##### INFORMATION SUPPLIED #####

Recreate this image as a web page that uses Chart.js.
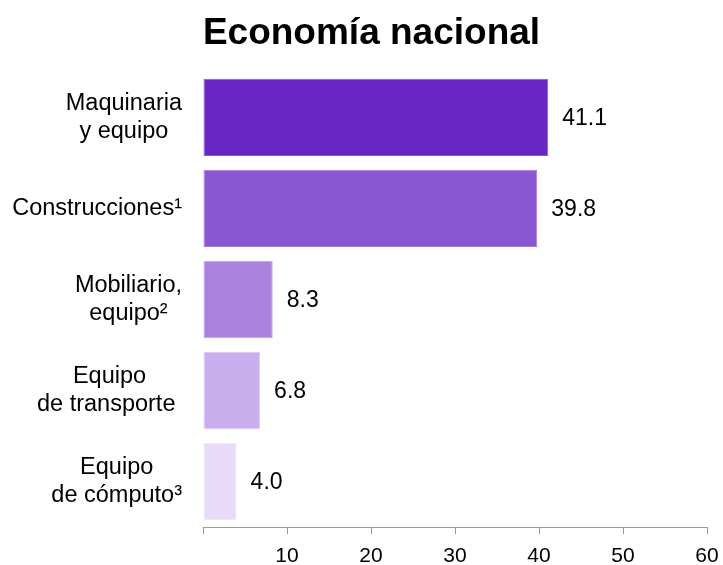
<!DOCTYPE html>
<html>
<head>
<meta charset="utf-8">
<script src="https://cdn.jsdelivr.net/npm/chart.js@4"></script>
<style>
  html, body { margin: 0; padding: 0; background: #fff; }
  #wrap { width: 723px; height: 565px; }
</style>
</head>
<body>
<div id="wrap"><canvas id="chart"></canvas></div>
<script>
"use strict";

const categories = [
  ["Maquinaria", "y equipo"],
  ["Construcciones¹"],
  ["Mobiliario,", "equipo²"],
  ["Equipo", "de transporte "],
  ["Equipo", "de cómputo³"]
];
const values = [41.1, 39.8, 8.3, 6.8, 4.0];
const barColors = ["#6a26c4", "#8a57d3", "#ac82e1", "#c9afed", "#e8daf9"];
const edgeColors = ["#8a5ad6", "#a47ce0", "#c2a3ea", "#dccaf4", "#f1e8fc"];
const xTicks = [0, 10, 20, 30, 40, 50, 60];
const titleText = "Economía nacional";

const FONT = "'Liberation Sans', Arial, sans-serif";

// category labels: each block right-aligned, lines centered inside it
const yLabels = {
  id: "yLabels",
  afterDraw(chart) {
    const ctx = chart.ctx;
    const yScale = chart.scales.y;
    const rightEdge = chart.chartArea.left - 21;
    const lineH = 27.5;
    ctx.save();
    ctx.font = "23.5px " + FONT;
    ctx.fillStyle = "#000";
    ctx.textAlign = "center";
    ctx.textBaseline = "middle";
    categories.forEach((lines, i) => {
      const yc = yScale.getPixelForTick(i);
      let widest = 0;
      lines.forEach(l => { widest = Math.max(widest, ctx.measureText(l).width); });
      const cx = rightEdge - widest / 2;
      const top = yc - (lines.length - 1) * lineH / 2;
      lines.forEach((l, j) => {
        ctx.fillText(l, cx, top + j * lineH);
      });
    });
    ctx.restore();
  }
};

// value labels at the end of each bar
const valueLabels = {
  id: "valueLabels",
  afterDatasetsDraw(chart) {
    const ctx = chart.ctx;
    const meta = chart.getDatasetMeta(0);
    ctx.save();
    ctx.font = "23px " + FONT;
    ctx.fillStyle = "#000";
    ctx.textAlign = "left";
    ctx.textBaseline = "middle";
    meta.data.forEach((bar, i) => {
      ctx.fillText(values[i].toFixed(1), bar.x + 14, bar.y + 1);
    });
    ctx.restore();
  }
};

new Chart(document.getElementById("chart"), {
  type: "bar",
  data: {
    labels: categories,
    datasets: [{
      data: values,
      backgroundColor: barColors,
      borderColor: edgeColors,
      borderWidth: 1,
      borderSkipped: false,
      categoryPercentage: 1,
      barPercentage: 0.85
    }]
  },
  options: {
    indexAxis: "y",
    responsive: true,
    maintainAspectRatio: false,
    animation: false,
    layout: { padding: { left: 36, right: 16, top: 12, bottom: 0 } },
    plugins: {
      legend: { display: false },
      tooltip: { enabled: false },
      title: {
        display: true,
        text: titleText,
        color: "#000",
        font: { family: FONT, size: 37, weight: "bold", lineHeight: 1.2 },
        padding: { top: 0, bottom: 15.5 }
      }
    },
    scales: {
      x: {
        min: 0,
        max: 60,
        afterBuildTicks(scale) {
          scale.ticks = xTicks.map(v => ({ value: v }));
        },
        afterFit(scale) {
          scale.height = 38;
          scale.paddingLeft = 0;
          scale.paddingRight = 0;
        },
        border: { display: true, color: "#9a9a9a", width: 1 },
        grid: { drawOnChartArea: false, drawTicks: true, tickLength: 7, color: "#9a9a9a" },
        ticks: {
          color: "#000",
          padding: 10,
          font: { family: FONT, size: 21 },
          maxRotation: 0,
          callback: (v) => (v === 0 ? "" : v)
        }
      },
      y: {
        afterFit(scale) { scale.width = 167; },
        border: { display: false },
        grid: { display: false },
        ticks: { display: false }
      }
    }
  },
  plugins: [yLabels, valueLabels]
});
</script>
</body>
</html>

#####

__TASK PROMPT__
Reproduce the material in its entirety and word for word, without the pictures.

__RESPONSE FOR THIS EXERCISE__
Recreate this image as a web page that uses Chart.js.
<!DOCTYPE html>
<html>
<head>
<meta charset="utf-8">
<script src="https://cdn.jsdelivr.net/npm/chart.js@4"></script>
<style>
  html, body { margin: 0; padding: 0; background: #fff; }
  #wrap { width: 723px; height: 565px; }
</style>
</head>
<body>
<div id="wrap"><canvas id="chart"></canvas></div>
<script>
"use strict";

const categories = [
  ["Maquinaria", "y equipo"],
  ["Construcciones¹"],
  ["Mobiliario,", "equipo²"],
  ["Equipo", "de transporte "],
  ["Equipo", "de cómputo³"]
];
const values = [41.1, 39.8, 8.3, 6.8, 4.0];
const barColors = ["#6a26c4", "#8a57d3", "#ac82e1", "#c9afed", "#e8daf9"];
const edgeColors = ["#8a5ad6", "#a47ce0", "#c2a3ea", "#dccaf4", "#f1e8fc"];
const xTicks = [0, 10, 20, 30, 40, 50, 60];
const titleText = "Economía nacional";

const FONT = "'Liberation Sans', Arial, sans-serif";

// category labels: each block right-aligned, lines centered inside it
const yLabels = {
  id: "yLabels",
  afterDraw(chart) {
    const ctx = chart.ctx;
    const yScale = chart.scales.y;
    const rightEdge = chart.chartArea.left - 21;
    const lineH = 27.5;
    ctx.save();
    ctx.font = "23.5px " + FONT;
    ctx.fillStyle = "#000";
    ctx.textAlign = "center";
    ctx.textBaseline = "middle";
    categories.forEach((lines, i) => {
      const yc = yScale.getPixelForTick(i);
      let widest = 0;
      lines.forEach(l => { widest = Math.max(widest, ctx.measureText(l).width); });
      const cx = rightEdge - widest / 2;
      const top = yc - (lines.length - 1) * lineH / 2;
      lines.forEach((l, j) => {
        ctx.fillText(l, cx, top + j * lineH);
      });
    });
    ctx.restore();
  }
};

// value labels at the end of each bar
const valueLabels = {
  id: "valueLabels",
  afterDatasetsDraw(chart) {
    const ctx = chart.ctx;
    const meta = chart.getDatasetMeta(0);
    ctx.save();
    ctx.font = "23px " + FONT;
    ctx.fillStyle = "#000";
    ctx.textAlign = "left";
    ctx.textBaseline = "middle";
    meta.data.forEach((bar, i) => {
      ctx.fillText(values[i].toFixed(1), bar.x + 14, bar.y + 1);
    });
    ctx.restore();
  }
};

new Chart(document.getElementById("chart"), {
  type: "bar",
  data: {
    labels: categories,
    datasets: [{
      data: values,
      backgroundColor: barColors,
      borderColor: edgeColors,
      borderWidth: 1,
      borderSkipped: false,
      categoryPercentage: 1,
      barPercentage: 0.85
    }]
  },
  options: {
    indexAxis: "y",
    responsive: true,
    maintainAspectRatio: false,
    animation: false,
    layout: { padding: { left: 36, right: 16, top: 12, bottom: 0 } },
    plugins: {
      legend: { display: false },
      tooltip: { enabled: false },
      title: {
        display: true,
        text: titleText,
        color: "#000",
        font: { family: FONT, size: 37, weight: "bold", lineHeight: 1.2 },
        padding: { top: 0, bottom: 15.5 }
      }
    },
    scales: {
      x: {
        min: 0,
        max: 60,
        afterBuildTicks(scale) {
          scale.ticks = xTicks.map(v => ({ value: v }));
        },
        afterFit(scale) {
          scale.height = 38;
          scale.paddingLeft = 0;
          scale.paddingRight = 0;
        },
        border: { display: true, color: "#9a9a9a", width: 1 },
        grid: { drawOnChartArea: false, drawTicks: true, tickLength: 7, color: "#9a9a9a" },
        ticks: {
          color: "#000",
          padding: 10,
          font: { family: FONT, size: 21 },
          maxRotation: 0,
          callback: (v) => (v === 0 ? "" : v)
        }
      },
      y: {
        afterFit(scale) { scale.width = 167; },
        border: { display: false },
        grid: { display: false },
        ticks: { display: false }
      }
    }
  },
  plugins: [yLabels, valueLabels]
});
</script>
</body>
</html>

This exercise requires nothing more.